With that I sat down, followed by uproarious laughter, including that of President Ford. From all of the media coverage during the previous weeks most everyone in attendance was aware that elections were far more complicated than I had just summarized.

Several organizations, including the Carter-Ford Commission, went on to write reports suggesting how law and policy needed to change. The eventual outcome was Congressional legislation called The Help American Vote Act (HAVA), a bill that, among other things, created the Election Assistance Commission (EAC). The EAC was charged with the distribution of billions of dollars in Federal funds to modernize outdated voting equipment across the nation. In addition, the EAC was tasked with “helping America vote” by mandating that it help election administrators by providing guidelines, checklists, “tool boxes” and other educational tools and aids. Many other provisions of the legislation were designed to help voters. In addition to the Federal funds that HAVA provided (the first in the history of the United States), the training and educational opportunities that were supported by those funds were the most significant, in my opinion.

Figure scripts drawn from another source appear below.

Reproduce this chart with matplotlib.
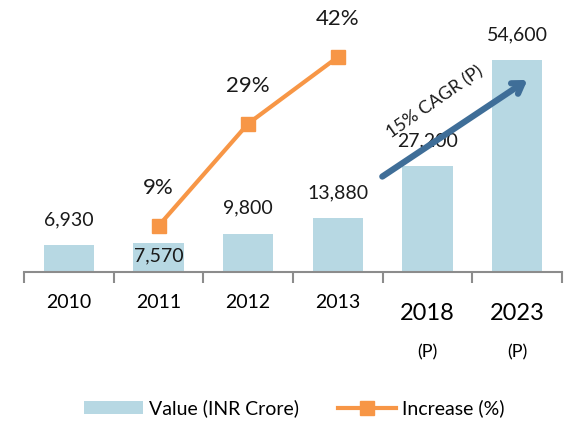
import matplotlib.pyplot as plt
import numpy as np

plt.rcParams['font.family'] = ['Lato', 'DejaVu Sans']

years = ["2010", "2011", "2012", "2013", "2018", "2023"]
values = [6930, 7570, 9800, 13880, 27200, 54600]
value_labels = ["6,930", "7,570", "9,800", "13,880", "27,200", "54,600"]
growth_years = ["2011", "2012", "2013"]
growth = [9, 29, 42]

bar_color = "#b7d8e3"
line_color = "#f79646"
arrow_color = "#3f6e98"

fig = plt.figure(figsize=(5.66, 4.21), dpi=100)
ax = fig.add_axes([0.0424, 0.354, 0.9506, 0.598])
x = np.arange(len(years))

bars = ax.bar(x, values, width=0.56, color=bar_color, label="Value (INR Crore)", zorder=1)
ax.set_xlim(-0.5, len(years) - 0.5)
ax.set_ylim(0, 64900)

# value labels
for i, (v, lab) in enumerate(zip(values, value_labels)):
    if years[i] == "2011":
        ax.text(i, v - 3300, lab, ha='center', va='center', fontsize=14, color='#1a1a1a', zorder=5)
    else:
        ax.text(i, v + 6600, lab, ha='center', va='center', fontsize=14, color='#1a1a1a')

# secondary axis for growth line
ax2 = ax.twinx()
ax2.set_ylim(0, 49.2)
gx = [years.index(y) for y in growth_years]
line, = ax2.plot(gx, growth, color=line_color, lw=3, marker='s', markersize=10,
                 label="Increase (%)", zorder=3)
for xi, g in zip(gx, growth):
    ax2.text(xi, g + 7.4, f"{g}%", ha='center', va='center', fontsize=16, color='#1a1a1a')

# CAGR arrow
ax.annotate("", xy=(5.14, 49900), xytext=(3.47, 24200),
            arrowprops=dict(arrowstyle="->,head_length=0.7,head_width=0.45",
                            color=arrow_color, lw=4.5))
ax.text(4.08, 43800, "15% CAGR (P)", rotation=35, ha='center', va='center',
        fontsize=13, color='#1a1a1a', rotation_mode='anchor')

# axes styling
for a in (ax, ax2):
    for s in ['top', 'right', 'left']:
        a.spines[s].set_visible(False)
    a.set_yticks([])
ax2.spines['bottom'].set_visible(False)
ax.spines['bottom'].set_color('#8c8c8c')
ax.spines['bottom'].set_linewidth(1.5)

ax.set_xticks(x)
ax.set_xticklabels(years)
ax.tick_params(axis='x', which='major', length=0, pad=16, labelsize=14)
ax.set_xticks(np.arange(-0.5, len(years)), minor=True)
ax.tick_params(axis='x', which='minor', length=8, width=1.5, color='#8c8c8c', direction='out')
for lbl in ax.get_xticklabels():
    if lbl.get_text() in ("2018", "2023"):
        lbl.set_fontsize(17)
        lbl.set_y(-0.035)
for yr in ("2018", "2023"):
    ax.text(years.index(yr), -0.32, "(P)", transform=ax.get_xaxis_transform(),
            ha='center', va='center', fontsize=13)

fig.legend(handles=[bars, line], labels=["Value (INR Crore)", "Increase (%)"],
           loc='center', bbox_to_anchor=(0.52, 0.03), ncol=2, frameon=False,
           fontsize=14, handlelength=3.0, columnspacing=2.0, handletextpad=0.3)

fig.savefig("out.png", dpi=100)
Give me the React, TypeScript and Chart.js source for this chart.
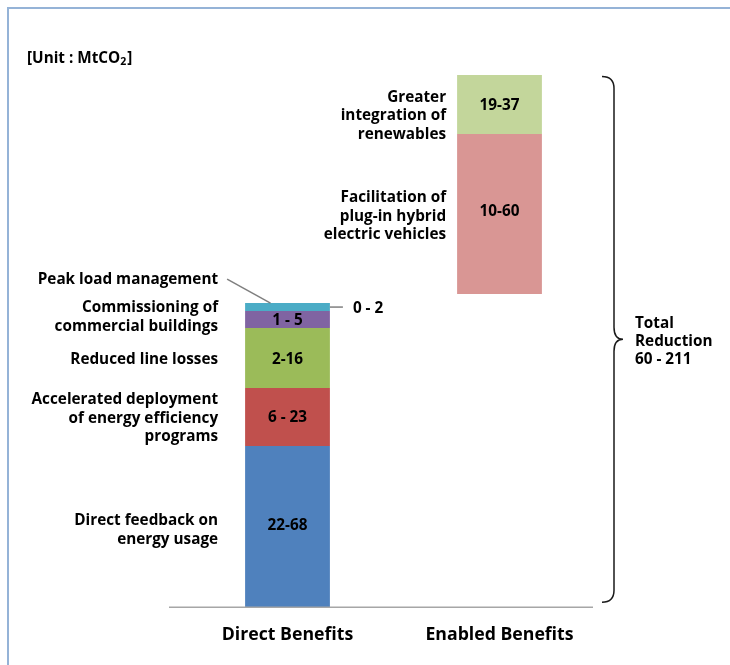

In 2019, we see even greater need for more training in all areas of elections. With millions of individuals working on different parts of election operations, it is very important that everyone knows what they are doing. Election administrators have always suffered from a general lack of understanding among the public and policy makers about their responsibilities. Media attention has increased the public’s understanding, although sometimes that places election officials in a negative light. Following the 2000 presidential election there was extensive media exposure to some of the details, particularly the ballot count and certification process. “Chad” became a household word. The security of elections has become a common topic after the 2016 election as well as the hacking of databases, and other cyber problems. Training continues to be important because situations are constantly changing. One bad call by any of these million plus individuals can have a catastrophic result by creating widespread doubt about the integrity of the election process in America.